Of course the standard of the Games is much lower than that of the global championships and a prohibiting factor in improving our participation in the latter is the ever increasing IAAF stringent qualifying standards. The time differential between Japan and Britain will have been a major influence in affecting television viewing figures but so will the fact (as commentator Paul Dickinson pointed out) that British athletes did not compete in 11 of the 18 field events that were comprehensively covered.
Collins (and Max Jones before him) has frequently said that his job is not the furtherance of athletics standards in this country but is solely to provide the means for medals to be won. So the question for UKA is: who takes responsibility for ensuring that the low standards in events not covered by the Podium and Performance programmes are tackled?
Other questions are manifold. Are our coaches good enough? How can we persuade this generation and future generations of throwers and jumpers that the world of international athletics is for them? Should we, as an act of positive discrimination put our best throwers and jumpers on a par with track athletes as far as funding and support goes? These and other questions we’ll look at in Part Two next week.
Not Enough Doping
Of course it would not have been a world championship without a selection of doping stories. The most typical of the propaganda emanating from the governing bodies and WADA (World Anti Doping Agency) came from the IAAF who felt the need to tell the world that there was one “suspicious” sample from the 1060 tests undertaken. The emphasis was, you will have noticed, not on the fact that 1059 tests were negative but on the fact that one was “suspicious.” Instead of praising the fact that, taking the figures as an indicator, the championships were virtually clean and drug testing is working there was a seemingly pressing need to highlight the one possible positive sample.
The IAAF may have been, quite rightly, pre-empting a possible leak from the Japanese laboratory but it, the IOC (International Olympic Committee) and WADA are crying wolf too often. The testing figures from Osaka are in line with the annual testing figures of the past decade or more that show drug taking in athletics at less than one percent – hardly the huge menace to sport that is constantly being hammered home.
Meanwhile in Britain Heike Dreschler and Christine Ohuruogu were inciting the wrath of the seedier sections of the press deprived as they were, by the lack of a drug positive, of their only reason to cover the championship.
Dreschler, a candidate (successful) for the IAAF Women’s Committee, was picked on because she had been a victim of the East German state-sponsored drug programme and Ohuruogu because she had the temerity to win the gold medal after having served her time for missing three tests (there was no such outcry when she was selected). Don’t let this be the face of 2012 screamed a headline accompanied by the worst possible photo of a contorted Christine in action they could find.

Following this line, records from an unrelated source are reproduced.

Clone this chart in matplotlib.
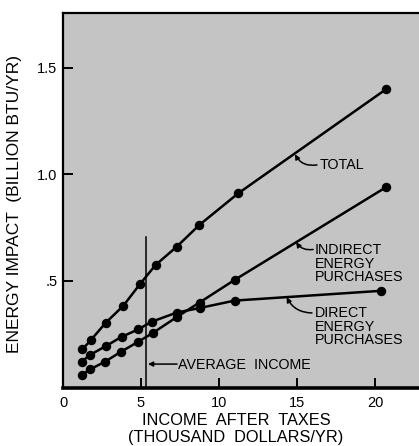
import numpy as np
import matplotlib
matplotlib.use("Agg")
import matplotlib.pyplot as plt

# values
income_total = [1.24, 1.79, 2.74, 3.87, 4.94, 5.93, 7.29, 8.74, 11.24, 20.7]
energy_total = [0.179, 0.223, 0.304, 0.384, 0.486, 0.575, 0.661, 0.763, 0.912, 1.40]

income_indirect = [1.20, 1.73, 2.69, 3.72, 4.83, 5.80, 7.30, 8.75, 11.0, 20.7]
energy_indirect = [0.059, 0.085, 0.121, 0.168, 0.215, 0.258, 0.331, 0.399, 0.505, 0.94]

income_direct = [1.20, 1.73, 2.76, 3.76, 4.83, 5.69, 7.30, 8.75, 11.0, 20.4]
energy_direct = [0.121, 0.153, 0.195, 0.238, 0.273, 0.309, 0.352, 0.373, 0.408, 0.454]

average_income = 5.32
average_line_top = 0.705

x_ticks = [0, 5, 10, 15, 20]
x_ticklabels = ['0', '5', '10', '15', '20']
y_ticks = [0.5, 1.0, 1.5]
y_ticklabels = ['.5', '1.0', '1.5']

plt.rcParams['font.family'] = ['Liberation Sans', 'DejaVu Sans']

fig = plt.figure(figsize=(4.19, 4.46), dpi=100)
ax = fig.add_axes([63/419, 1 - 387.5/446, 1 - 63/419, (387.5 - 13)/446])
ax.set_facecolor('#c4c4c4')

# the three series
for xs, ys in [(income_total, energy_total), (income_indirect, energy_indirect), (income_direct, energy_direct)]:
    ax.plot(xs, ys, color='black', lw=1.8, marker='o', ms=5.8, mfc='black', mec='black', zorder=3)

# average income marker line
ax.plot([average_income, average_income], [0, average_line_top], color='black', lw=1.1, zorder=2)

ax.set_xlim(0, (419 - 63)/15.6)
ax.set_ylim(0, (387.5 - 13)/213)

ax.set_xticks(x_ticks)
ax.set_xticklabels(x_ticklabels)
ax.set_yticks(y_ticks)
ax.set_yticklabels(y_ticklabels)
ax.tick_params(axis='both', direction='in', length=7, width=1.4, labelsize=10.5, colors='black')
ax.tick_params(axis='x', pad=6)
ax.tick_params(axis='y', pad=4)

for side in ['left', 'top']:
    ax.spines[side].set_linewidth(1.6)
ax.spines['bottom'].set_linewidth(2.6)
ax.spines['right'].set_visible(False)

ax.set_ylabel('ENERGY IMPACT  (BILLION BTU/YR)', fontsize=12.5, va='center')
ax.yaxis.set_label_coords(-(63 - 15)/(419 - 63), 0.49)
ax.set_xlabel('INCOME  AFTER  TAXES\n(THOUSAND  DOLLARS/YR)', fontsize=11.8, linespacing=1.1, va='center')
ax.xaxis.set_label_coords((236 - 63)/(419 - 63), -(429 - 387.5)/(387.5 - 13))

# leader arrows and labels
arrow = dict(arrowstyle='-|>', color='black', lw=1.1, mutation_scale=7, shrinkA=0, shrinkB=0)

ax.annotate('', xy=(14.87, 1.095), xytext=(16.28, 1.045),
            arrowprops=dict(arrow, connectionstyle='arc3,rad=-0.35'))
ax.text(16.47, 1.045, 'TOTAL', fontsize=10.3, ha='left', va='center')

ax.annotate('', xy=(14.94, 0.682), xytext=(16.03, 0.648),
            arrowprops=dict(arrow, connectionstyle='arc3,rad=-0.3'))
ax.text(16.15, 0.582, 'INDIRECT\nENERGY\nPURCHASES', fontsize=10.3, ha='left', va='center', linespacing=0.95)

ax.annotate('', xy=(14.34, 0.424), xytext=(15.96, 0.35),
            arrowprops=dict(arrow, connectionstyle='arc3,rad=-0.3'))
ax.text(16.15, 0.286, 'DIRECT\nENERGY\nPURCHASES', fontsize=10.3, ha='left', va='center', linespacing=0.95)

ax.annotate('', xy=(5.45, 0.110), xytext=(7.31, 0.110), arrowprops=arrow)
ax.text(7.37, 0.106, 'AVERAGE  INCOME', fontsize=10.3, ha='left', va='center')

fig.savefig('out.png', dpi=100)
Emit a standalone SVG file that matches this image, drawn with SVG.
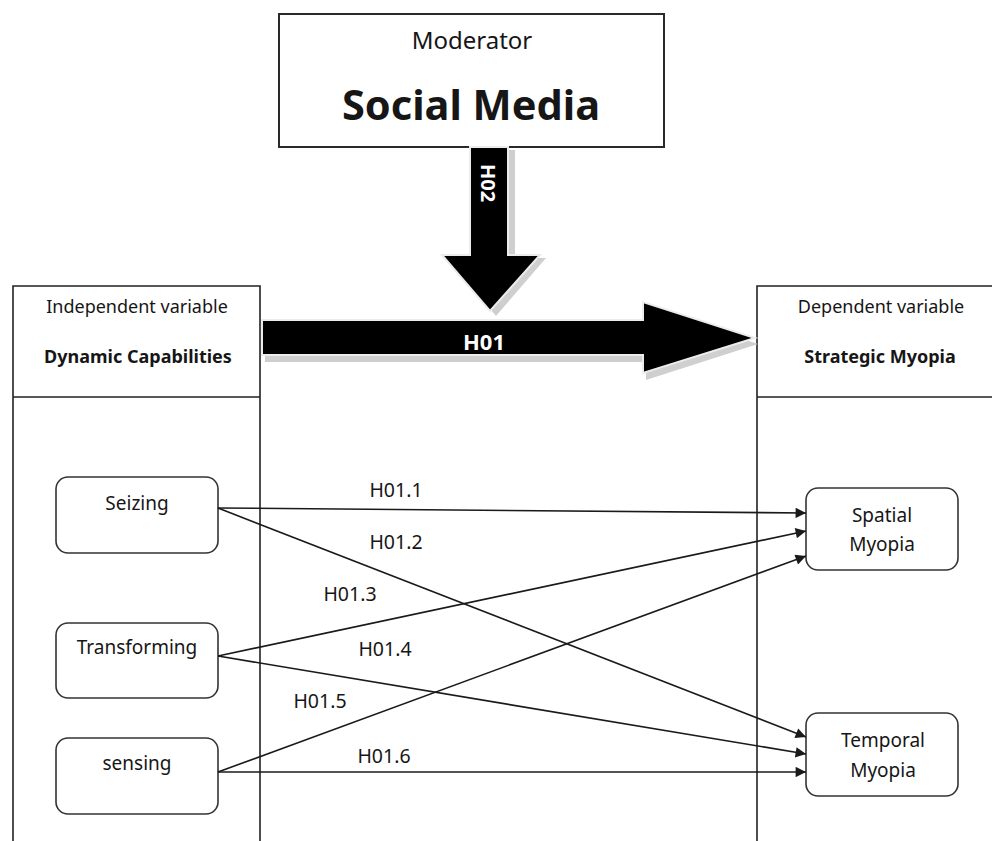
<svg xmlns="http://www.w3.org/2000/svg" width="992" height="841" viewBox="0 0 992 841">
<defs>
<style>
.t{font-family:"Noto Sans","Open Sans","Liberation Sans",sans-serif;fill:#161616;text-anchor:middle}
.b{font-weight:bold}
.box{fill:#fff;stroke:#333;stroke-width:1.6}
.col{fill:none;stroke:#222;stroke-width:1.6}
.con{fill:none;stroke:#1a1a1a;stroke-width:1.6;marker-end:url(#ah)}
.lbl{font-size:19.5px}
.nd{font-size:19px}
.big{fill:#000;stroke:#ececec;stroke-width:2}
.shadow{fill:#cfcfcf}
</style>
<marker id="ah" viewBox="0 0 10 10" refX="10" refY="5" markerWidth="7.5" markerHeight="6.5" markerUnits="strokeWidth" orient="auto">
<path d="M0,0 L10,5 L0,10 z" fill="#1a1a1a"/>
</marker>
</defs>
<rect width="992" height="841" fill="#fff"/>

<g id="independent-column">
<path class="col" d="M13,841 V286 H260 V841 M13,397 H260"/>
<text class="t" x="137" y="313" font-size="18">Independent variable</text>
<text class="t b" x="138" y="363" font-size="18">Dynamic Capabilities</text>
</g>

<g id="dependent-column">
<path class="col" d="M757,841 V286 H992 M757,397 H992"/>
<text class="t" x="881" y="313" font-size="18">Dependent variable</text>
<text class="t b" x="880" y="363" font-size="18">Strategic Myopia</text>
</g>

<g id="moderator">
<rect x="279" y="14" width="385" height="133" fill="#fff" stroke="#2a2a2a" stroke-width="2"/>
<text class="t" x="472" y="49" font-size="24">Moderator</text>
<text class="t b" x="471" y="120" font-size="42" textLength="258" lengthAdjust="spacingAndGlyphs">Social Media</text>
</g>

<g id="arrow-H02">
<polygon class="shadow" points="476,150 515,150 515,258 546,258 496,316 448,258 476,258"/>
<polygon class="big" points="470,147 508,147 508,255 540,255 490,311 442,255 470,255"/>
<text class="t b" x="0" y="0" font-size="20" transform="translate(481,183) rotate(90)" style="fill:#fff">H02</text>
</g>

<g id="arrow-H01">
<polygon class="shadow" points="265,326 646,326 646,308 758,344 646,380 646,362 265,362"/>
<polygon class="big" points="262,320 643,320 643,302 755,338 643,373 643,355 262,355"/>
<text class="t b" x="484" y="350" font-size="22" style="fill:#fff">H01</text>
</g>

<g id="seizing">
<rect class="box" x="56" y="477" width="162" height="76" rx="12"/>
<text class="t nd" x="137" y="510">Seizing</text>
</g>
<g id="transforming">
<rect class="box" x="56" y="623" width="162" height="75" rx="12"/>
<text class="t nd" x="137" y="654">Transforming</text>
</g>
<g id="sensing">
<rect class="box" x="56" y="738" width="162" height="76" rx="12"/>
<text class="t nd" x="137" y="770">sensing</text>
</g>
<g id="spatial-myopia">
<rect class="box" x="806" y="488" width="152" height="82" rx="12"/>
<text class="t nd" x="882" y="522">Spatial</text>
<text class="t nd" x="882" y="551">Myopia</text>
</g>
<g id="temporal-myopia">
<rect class="box" x="806" y="713" width="152" height="83" rx="12"/>
<text class="t nd" x="883" y="747">Temporal</text>
<text class="t nd" x="883" y="777">Myopia</text>
</g>

<g id="connectors">
<line class="con" x1="218" y1="508" x2="806" y2="513"/>
<line class="con" x1="218" y1="508" x2="806" y2="737"/>
<line class="con" x1="218" y1="656" x2="806" y2="531"/>
<line class="con" x1="218" y1="656" x2="806" y2="754"/>
<line class="con" x1="218" y1="772" x2="806" y2="556"/>
<line class="con" x1="218" y1="772" x2="806" y2="772"/>
<text class="t lbl" x="396" y="497">H01.1</text>
<text class="t lbl" x="396" y="549">H01.2</text>
<text class="t lbl" x="350" y="601">H01.3</text>
<text class="t lbl" x="385" y="656">H01.4</text>
<text class="t lbl" x="320" y="708">H01.5</text>
<text class="t lbl" x="384" y="763">H01.6</text>
</g>
</svg>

I wonder how the journalists concerned would have fared under the STASI in the GDR and whether they would have had the courage to defy the all enveloping secret police with its 400,000 agents and informers where an act of defiance would lead to the deprivation of livelihood, torture and harassment and even death, not only for the individual but for their family and friends as well. It was a modern day Inquisition. As for Christine, it seems that she probably fell foul of some editorial conference where the assembled hacks were looking for a new angle and she should treat it with the contempt it deserves.